Boesche told Crosscut that the STIA ordinance restricts the revenue to leisure tourism-related expenses, so they cannot use it to pay for homelessness response work. But he argues that the tourism industry helps address the housing crisis because 37.5% of the King County lodging tax helps pay for affordable housing and services for homeless youth.
As the hotel industry recovers, the doubled STIA rate is expected to start generating $18 to $19 million a year for Visit Seattle, a figure that could put them closer to other destinations relying on a similar special taxing authority. Los Angeles generated $15 million in 2021 from its special tourism tax. Portland, one of Seattle’s biggest competitors for tourism, raised $22 million.
Steve Sasso, Motif Hotel general manager and chair of the STIA ratepayers board, said the marketing efforts are especially important in the off season. He explained, “In the summer we’ll do well. But it’ll be hard without really cohesive marketing campaigns and efforts by everybody to continue to raise that level of awareness to keep visitors coming during shoulder season and off season.”
Some say that the pandemic recovery isn’t being felt evenly among hotel and restaurant owners and management and the service workers in the industry.
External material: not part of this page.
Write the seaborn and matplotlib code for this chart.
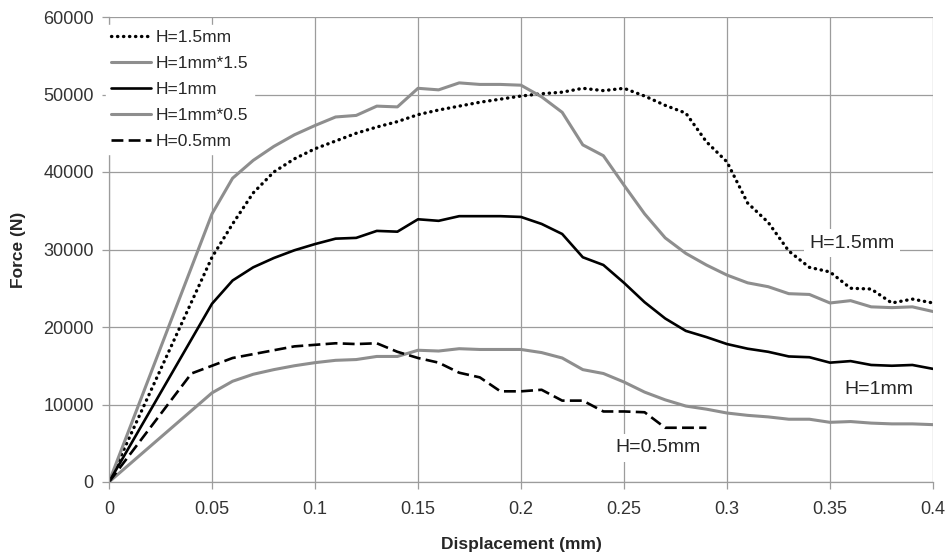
import numpy as np
import pandas as pd
import matplotlib
matplotlib.use("Agg")
import matplotlib.pyplot as plt
import seaborn as sns

sns.set_style("white")
plt.rcParams['font.family'] = ['Liberation Sans', 'DejaVu Sans']

# displacement (mm) sampled by the test rig
disp = [0, 0.05, 0.06, 0.07, 0.08, 0.09, 0.10, 0.11, 0.12, 0.13, 0.14, 0.15,
        0.16, 0.17, 0.18, 0.19, 0.20, 0.21, 0.22, 0.23, 0.24, 0.25, 0.26, 0.27,
        0.28, 0.29, 0.30, 0.31, 0.32, 0.33, 0.34, 0.35, 0.36, 0.37, 0.38, 0.39, 0.40]
disp_05 = [0, 0.04, 0.05, 0.06, 0.07, 0.08, 0.09, 0.10, 0.11, 0.12, 0.13, 0.14,
           0.15, 0.16, 0.17, 0.18, 0.19, 0.20, 0.21, 0.22, 0.23, 0.24, 0.25, 0.26,
           0.27, 0.28, 0.29]

# force (N)
f_h15 = [0, 29000, 33300, 37300, 40000, 41700, 43000, 44000, 45000, 45800, 46500,
         47400, 48000, 48500, 49000, 49400, 49800, 50100, 50300, 50800, 50500, 50800,
         49800, 48600, 47600, 43900, 41300, 36000, 33500, 29800, 27700, 27100, 25000,
         24900, 23100, 23600, 23100]
f_h1x15 = [0, 34600, 39200, 41500, 43300, 44800, 46000, 47100, 47300, 48500, 48400,
           50800, 50600, 51500, 51300, 51300, 51200, 49700, 47700, 43500, 42100, 38300,
           34600, 31500, 29500, 28000, 26700, 25700, 25200, 24300, 24200, 23100, 23400,
           22600, 22500, 22600, 22000]
f_h1 = [0, 23000, 26000, 27700, 28900, 29900, 30700, 31400, 31500, 32400, 32300,
        33900, 33700, 34300, 34300, 34300, 34200, 33300, 32000, 29000, 28000, 25700,
        23200, 21100, 19500, 18700, 17800, 17200, 16800, 16200, 16100, 15400, 15600,
        15100, 15000, 15100, 14600]
f_h1x05 = [0, 11500, 13000, 13900, 14500, 15000, 15400, 15700, 15800, 16200, 16200,
           17000, 16900, 17200, 17100, 17100, 17100, 16700, 16000, 14500, 14000, 12900,
           11600, 10600, 9800, 9400, 8900, 8600, 8400, 8100, 8100, 7700, 7800,
           7600, 7500, 7500, 7400]
f_h05 = [0, 14000, 15000, 16000, 16500, 17000, 17500, 17700, 17900, 17800, 17900,
         16800, 16000, 15400, 14100, 13500, 11700, 11700, 11900, 10500, 10500, 9100,
         9100, 9000, 7000, 7000, 7000]

labels = ["H=1.5mm", "H=1mm*1.5", "H=1mm", "H=1mm*0.5", "H=0.5mm"]

gray = "#8e8e8e"
grid_c = "#9c9c9c"

fig = plt.figure(figsize=(9.49, 5.6), dpi=100)
ax = fig.add_axes([109 / 949, 1 - 482 / 560, 824 / 949, 465 / 560])

sns.lineplot(x=disp, y=f_h15, ax=ax, estimator=None, color="black", lw=2.4,
             linestyle=(0, (0.1, 1.7)), dash_capstyle="round", label=labels[0])
sns.lineplot(x=disp, y=f_h1x15, ax=ax, estimator=None, color=gray, lw=2.2,
             label=labels[1])
sns.lineplot(x=disp, y=f_h1, ax=ax, estimator=None, color="black", lw=1.9,
             label=labels[2])
sns.lineplot(x=disp, y=f_h1x05, ax=ax, estimator=None, color=gray, lw=2.2,
             label=labels[3])
sns.lineplot(x=disp_05, y=f_h05, ax=ax, estimator=None, color="black", lw=1.9,
             linestyle=(0, (4.5, 2)), label=labels[4])

ax.set_xlim(0, 0.4)
ax.set_ylim(0, 60000)
ax.set_xticks(np.arange(0, 0.401, 0.05))
ax.set_xticklabels(["0", "0.05", "0.1", "0.15", "0.2", "0.25", "0.3", "0.35", "0.4"])
ax.set_yticks(np.arange(0, 60001, 10000))
ax.grid(True, color=grid_c, lw=0.9)
ax.set_axisbelow(True)
for s in ["top", "right"]:
    ax.spines[s].set_visible(False)
for s in ["left", "bottom"]:
    ax.spines[s].set_color(grid_c)
    ax.spines[s].set_linewidth(0.9)
ax.tick_params(axis="both", length=5, width=0.9, color=grid_c, labelsize=13,
               labelcolor="#333333", direction="out", bottom=True, left=True)
ax.tick_params(axis="x", pad=9)
ax.tick_params(axis="y", pad=6)

ax.set_xlabel("Displacement (mm)", fontsize=12.5, fontweight="bold", labelpad=13)
ax.set_ylabel("Force (N)", fontsize=12.5, fontweight="bold", labelpad=12)

leg = ax.legend(loc="upper left", bbox_to_anchor=(-0.004, 0.983), fontsize=12.5,
                frameon=True, fancybox=False, framealpha=1, edgecolor="white",
                handlelength=2.3, handletextpad=0.3, labelspacing=0.62,
                borderpad=0.3, borderaxespad=0)

box = dict(facecolor="white", edgecolor="none", pad=4)
ax.text(0.340, 30800, "H=1.5mm", fontsize=14, va="center", ha="left", bbox=box)
ax.text(0.357, 12000, "H=1mm", fontsize=14, va="center", ha="left", bbox=box)
ax.text(0.246, 4400, "H=0.5mm", fontsize=14, va="center", ha="left", bbox=box)

fig.savefig("out.png", dpi=100)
“Workers and our members hit rock bottom in the pandemic. There are fewer people at work still in most of our workplaces. Those fewer people are doing more work than they did before the pandemic and doing it in more difficult conditions,” said Stefan Moritz, director of strategic affairs at Unite Here Local 8, a union that represents hotel and hospitality workers.
According to the most recent data from King County, staffing in the lodging industry is still down 39% from pre-pandemic levels. For one, that means fewer people are left to do the work of nearly twice the staff as visitor rates recover. But Moritz said there are added challenges, such as pandemic policies of cleaning rooms only between guests instead of daily, meaning rooms can be far messier, creating even harder conditions for short-staffed housekeepers.
Moritz said the union doesn’t have a stance on doubling the STIA or how it’s being used to market tourism. Instead, he sees the return from rock bottom as a moment to think bigger about how the industry operates.
“We need to have a bigger conversation about what a recovery in the industry looks like and how we can build more sustainable tourism in Seattle in general. Just increasing the budget for marketing isn’t doing that. For us it’s a question of fighting for a better hospitality industry for both the workers we represent and also the community.”
Boesche recognized the challenging moment the industry is in, both for bringing guests back and for rebuilding its workforce.
“It’s a game of chicken-and-the-egg right now,” Boesche said. “It creates a friction period where demand is surging, and that’s going to be superseded by some of the challenges with staffing levels. I know hotels are working to bring back staff and ensure tourism and hospitality is a lifelong industry for folks.”
Correction: A previous version of the story referred to the STIA fee as a "tax." The City of Seattle and Washington Department of Revenue consider it a fee or assessment, not a tax.